Second, the Report proposes amendments to 18 U.S.C. § 1960, which criminalizes the operation of an unlicensed money-transmitting business. The first includes increasing the statutory maximum sentence for violations of § 1960 from five to 10 years' imprisonment; and by doubling individual criminal fines and tripling corporate criminal fines. The current maximum fines are $250,000 for individuals, $500,000 for entities, or—in cases where the offender derives pecuniary gain from the offense—twice the amount of gross gain.

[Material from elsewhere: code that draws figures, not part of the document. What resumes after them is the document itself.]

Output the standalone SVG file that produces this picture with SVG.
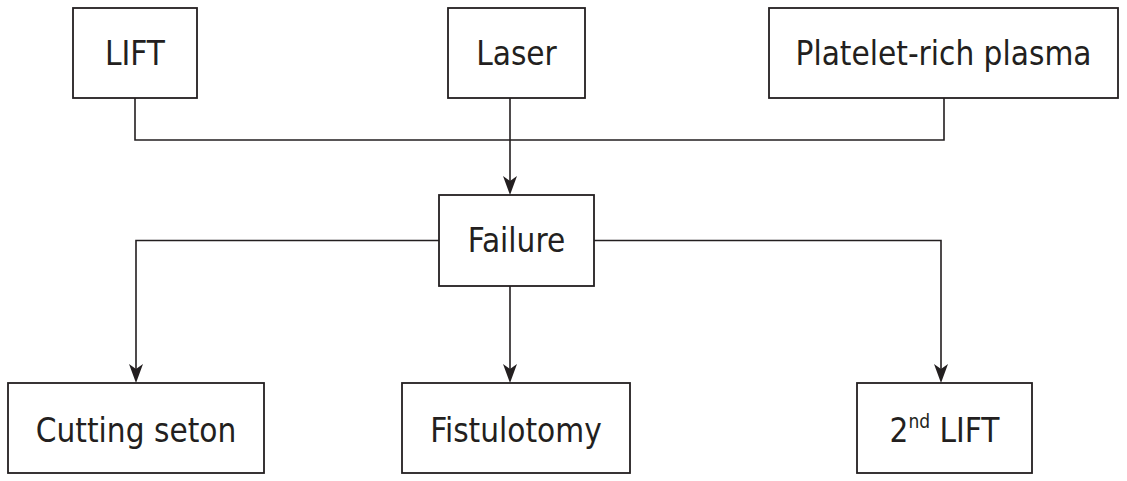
<svg xmlns="http://www.w3.org/2000/svg" width="1127" height="481" viewBox="0 0 1127 481">
<style>
.box{fill:#fff;stroke:#231f20;stroke-width:1.8}
.lbl{font-family:"DejaVu Sans Condensed","DejaVu Sans",sans-serif;font-size:33px;fill:#231f20;text-anchor:middle}
.ln{fill:none;stroke:#231f20;stroke-width:1.6}
.ah{fill:#231f20}
</style>
<rect width="1127" height="481" fill="#fff"/>
<g id="connectors">
<polyline class="ln" points="135,98 135,140 944,140 944,98"/>
<line class="ln" x1="510" y1="98" x2="510" y2="190"/>
<path class="ah" d="M503,176 L510,181 L517,176 L510,195 Z"/>
<polyline class="ln" points="439,240.5 136,240.5 136,378"/>
<path class="ah" d="M129,364 L136,369 L143,364 L136,383 Z"/>
<line class="ln" x1="510" y1="286" x2="510" y2="378"/>
<path class="ah" d="M503,364 L510,369 L517,364 L510,383 Z"/>
<polyline class="ln" points="594,240.5 941,240.5 941,378"/>
<path class="ah" d="M934,364 L941,369 L948,364 L941,383 Z"/>
</g>
<g id="lift"><rect class="box" x="73" y="8" width="124" height="90"/><text class="lbl" x="135" y="65">LIFT</text></g>
<g id="laser"><rect class="box" x="448" y="8" width="137" height="90"/><text class="lbl" x="516.5" y="65">Laser</text></g>
<g id="prp"><rect class="box" x="769" y="8" width="349" height="90"/><text class="lbl" x="943.5" y="65">Platelet-rich plasma</text></g>
<g id="failure"><rect class="box" x="439" y="195" width="155" height="91"/><text class="lbl" x="516.5" y="252">Failure</text></g>
<g id="cutting"><rect class="box" x="8" y="383" width="256" height="90"/><text class="lbl" x="136" y="442">Cutting seton</text></g>
<g id="fistulotomy"><rect class="box" x="402" y="383" width="228" height="90"/><text class="lbl" x="516" y="442">Fistulotomy</text></g>
<g id="lift2"><rect class="box" x="857" y="383" width="175" height="90"/><text class="lbl" x="944.5" y="442">2<tspan font-size="19" dy="-14">nd</tspan><tspan dy="14"> LIFT</tspan></text></g>
</svg>
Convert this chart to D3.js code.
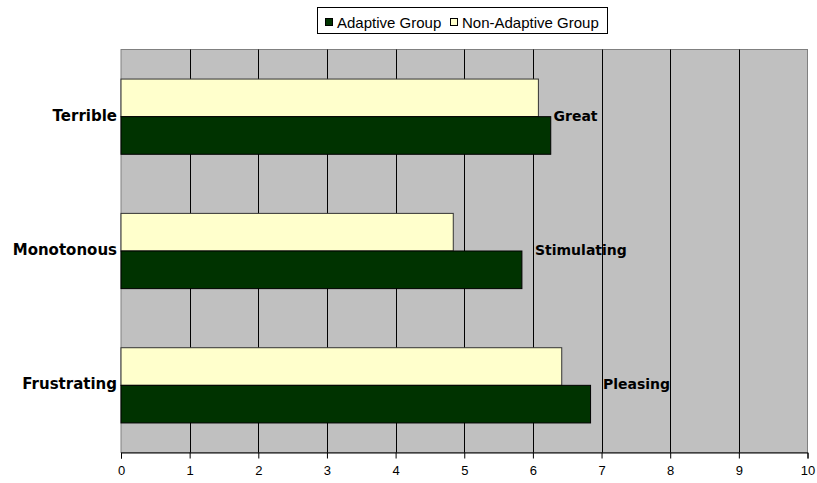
<!DOCTYPE html>
<html>
<head>
<meta charset="utf-8">
<script src="https://cdn.jsdelivr.net/npm/d3@7"></script>
<style>
html,body{margin:0;padding:0;background:#fff;}
svg{display:block;}
</style>
</head>
<body>
<svg id="chart" width="817" height="483"></svg>
<script>
// ---- data ----
const categories = ["Terrible", "Monotonous", "Frustrating"];
const rightLabels = ["Great", "Stimulating", "Pleasing"];
const rightLabelAt = [6.3, 6.03, 7.02];
const seriesNames = ["Adaptive Group", "Non-Adaptive Group"];
const adaptive = [6.26, 5.84, 6.84];
const nonAdaptive = [6.08, 4.84, 6.42];
const xTicks = [0, 1, 2, 3, 4, 5, 6, 7, 8, 9, 10];

const colors = ["#003300", "#FFFFCC"];

const svg = d3.select("#chart");
const m = {left: 121, right: 817 - 807.5, top: 49.5, bottom: 483 - 452.5};
const W = 817, H = 483;
const x = d3.scaleLinear().domain([0, 10]).range([m.left, W - m.right]);
const y = d3.scaleBand().domain(categories).range([m.top, H - m.bottom])
  .paddingInner(0.44).paddingOuter(0.22);
const sub = d3.scaleBand().domain(["Non-Adaptive Group", "Adaptive Group"]).range([0, y.bandwidth()]);

// plot background
svg.append("rect").attr("x", x(0)).attr("y", m.top)
  .attr("width", x(10) - x(0)).attr("height", H - m.bottom - m.top)
  .attr("fill", "#C0C0C0").attr("stroke", "#808080").attr("stroke-width", 1);

// gridlines
svg.append("g").selectAll("line").data(xTicks.slice(1, -1)).join("line")
  .attr("x1", d => Math.round(x(d)) + 0.5).attr("x2", d => Math.round(x(d)) + 0.5)
  .attr("y1", m.top).attr("y2", H - m.bottom)
  .attr("stroke", "#000").attr("stroke-width", 1);

// bars
const rows = categories.map((c, i) => ({c, a: adaptive[i], n: nonAdaptive[i]}));
const g = svg.append("g");
rows.forEach(r => {
  g.append("rect").attr("x", x(0)).attr("y", y(r.c) + sub("Non-Adaptive Group"))
    .attr("width", x(r.n) - x(0)).attr("height", sub.bandwidth())
    .attr("fill", colors[1]).attr("stroke", "#333").attr("stroke-width", 1);
  g.append("rect").attr("x", x(0)).attr("y", y(r.c) + sub("Adaptive Group"))
    .attr("width", x(r.a) - x(0)).attr("height", sub.bandwidth())
    .attr("fill", colors[0]).attr("stroke", "#000").attr("stroke-width", 1);
});

// x axis
const xAxis = d3.axisBottom(x).tickValues(xTicks).tickSize(6).tickPadding(7).tickFormat(d3.format("d"));
const ax = svg.append("g").attr("transform", `translate(0,${H - m.bottom})`).call(xAxis);
ax.select(".domain").attr("stroke", "#000");
ax.selectAll(".tick line").attr("stroke", "#000");
ax.selectAll("text").attr("font-family", "Liberation Sans, Arial, sans-serif")
  .attr("font-size", 13).attr("fill", "#000");

// left category labels
svg.append("g").selectAll("text").data(categories).join("text")
  .attr("x", x(0) - 4).attr("y", d => y(d) + y.bandwidth() / 2 - 1)
  .attr("text-anchor", "end").attr("dominant-baseline", "central")
  .attr("font-family", "DejaVu Sans, Verdana, sans-serif").attr("font-weight", "bold")
  .attr("font-size", 15).attr("fill", "#000").text(d => d);

// right labels
svg.append("g").selectAll("text").data(rightLabels).join("text")
  .attr("x", (d, i) => x(rightLabelAt[i])).attr("y", (d, i) => y(categories[i]) + y.bandwidth() / 2 - 1)
  .attr("text-anchor", "start").attr("dominant-baseline", "central")
  .attr("font-family", "DejaVu Sans, Verdana, sans-serif").attr("font-weight", "bold")
  .attr("font-size", 14).attr("fill", "#000").text(d => d);

// legend
const lg = svg.append("g");
lg.append("rect").attr("x", 317.5).attr("y", 7.5).attr("width", 290).attr("height", 26)
  .attr("fill", "#fff").attr("stroke", "#000").attr("stroke-width", 1);
const legX = [325, 450];
seriesNames.forEach((s, i) => {
  lg.append("rect").attr("x", legX[i] + 0.5).attr("y", 18.5).attr("width", 7).attr("height", 7)
    .attr("fill", colors[i]).attr("stroke", "#000").attr("stroke-width", 1);
  lg.append("text").attr("x", legX[i] + 12).attr("y", 22).attr("dominant-baseline", "central")
    .attr("font-family", "Liberation Sans, Arial, sans-serif").attr("font-size", 15)
    .attr("fill", "#000").text(s);
});
</script>
</body>
</html>
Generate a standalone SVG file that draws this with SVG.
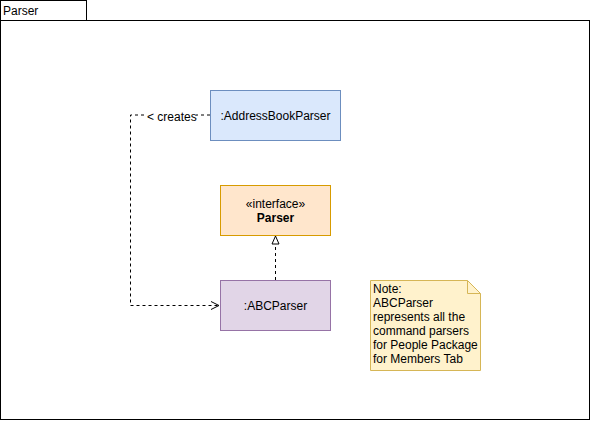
<svg xmlns="http://www.w3.org/2000/svg" width="591" height="421" viewBox="0 0 591 421">
<style>
text{font-family:"Liberation Sans",Arial,sans-serif;font-size:12px;fill:#000}
.c{text-anchor:middle}
.e{fill:none;stroke:#000;stroke-dasharray:3 3}
</style>
<defs>
<marker id="open" viewBox="0 0 10 10" refX="9" refY="5" markerWidth="10" markerHeight="10" markerUnits="userSpaceOnUse" orient="auto"><path d="M1,1 L9,5 L1,9" fill="none" stroke="#000"/></marker>
<marker id="tri" viewBox="0 0 10 10" refX="9" refY="5" markerWidth="10" markerHeight="10" markerUnits="userSpaceOnUse" orient="auto"><path d="M1,1.5 L9,5 L1,8.5 Z" fill="#fff" stroke="#000"/></marker>
</defs>
<rect width="591" height="421" fill="#fff"/>
<g id="package">
<rect x="0.5" y="0.5" width="86" height="20" fill="#fff" stroke="#000"/>
<rect x="0.5" y="20.5" width="589" height="399" fill="none" stroke="#000"/>
<text x="3" y="15">Parser</text>
</g>
<g id="connectors">
<path class="e" d="M210,115 H130.5 V305.5 H219" marker-end="url(#open)"/>
<rect x="146" y="109" width="50" height="14" fill="#fff"/>
<text x="147" y="121">&lt; creates</text>
<path class="e" d="M275.5,280 V236" marker-end="url(#tri)"/>
</g>
<g id="addressBookParser">
<rect x="210.5" y="90.5" width="130" height="50" fill="#dae8fc" stroke="#6c8ebf"/>
<text class="c" x="275.5" y="120">:AddressBookParser</text>
</g>
<g id="parserInterface">
<rect x="220.5" y="185.5" width="110" height="50" fill="#ffe6cc" stroke="#d79b00"/>
<text class="c" x="275.5" y="208">«interface»</text>
<text class="c" x="275.5" y="222" font-weight="bold">Parser</text>
</g>
<g id="abcParser">
<rect x="220.5" y="280.5" width="110" height="50" fill="#e1d5e7" stroke="#9673a6"/>
<text class="c" x="275.5" y="310">:ABCParser</text>
</g>
<g id="note">
<path d="M370.5,280.5 H467.5 L480.5,293.5 V370.5 H370.5 Z" fill="#fff2cc" stroke="#d6b656"/>
<path d="M467.5,280.5 V293.5 H480.5" fill="none" stroke="#d6b656"/>
<text x="373" y="293">Note:</text>
<text x="373" y="307">ABCParser</text>
<text x="373" y="321">represents all the</text>
<text x="373" y="335">command parsers</text>
<text x="373" y="349">for People Package</text>
<text x="373" y="363">for Members Tab</text>
</g>
</svg>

The Report also proposes changes to the statute that clarify that the statute applies to platforms providing services that enable their users to transfer digital assets in a manner analogous to traditional money transmitting businesses. The report encourages legislative actions that ratify existing case law, holding that the same general intent requirement prong now found in the state-licensing prong – that a defendant need only have knowledge as to the conduct of the factual elements, not knowledge of the reporting requirements or the offense –also applies to the federal-registration prong.1
Third and finally, the DOJ Report recommends: (1) providing appropriate support for the proposed FinCEN rule (referenced above, lowering the transaction threshold) that would govern the transfer or transmission of certain digital assets; and (2) clarifying existing laws as necessary to ensure that non-fungible token platforms, such as online auction houses and digital art galleries, are subject to the AML/CFT and suspicious-activity-reporting requirements of the BSA.
We will continue to monitor developments and report as agencies release further rulemaking, reports, and guidance regarding illicit financing risks and digital assets.
1 The statute defines "unlicensed money transmitting business" in three ways: (A) operation of a money transmitting business without a state license where the state requires it; (B) failure to comply with the money transmitting business registration requirements under 31 U.S.C. § 5330 or the accompanying regulations; or (C) transmitting funds knowing that they are derived from a criminal offense or are intended to promote unlawful activity.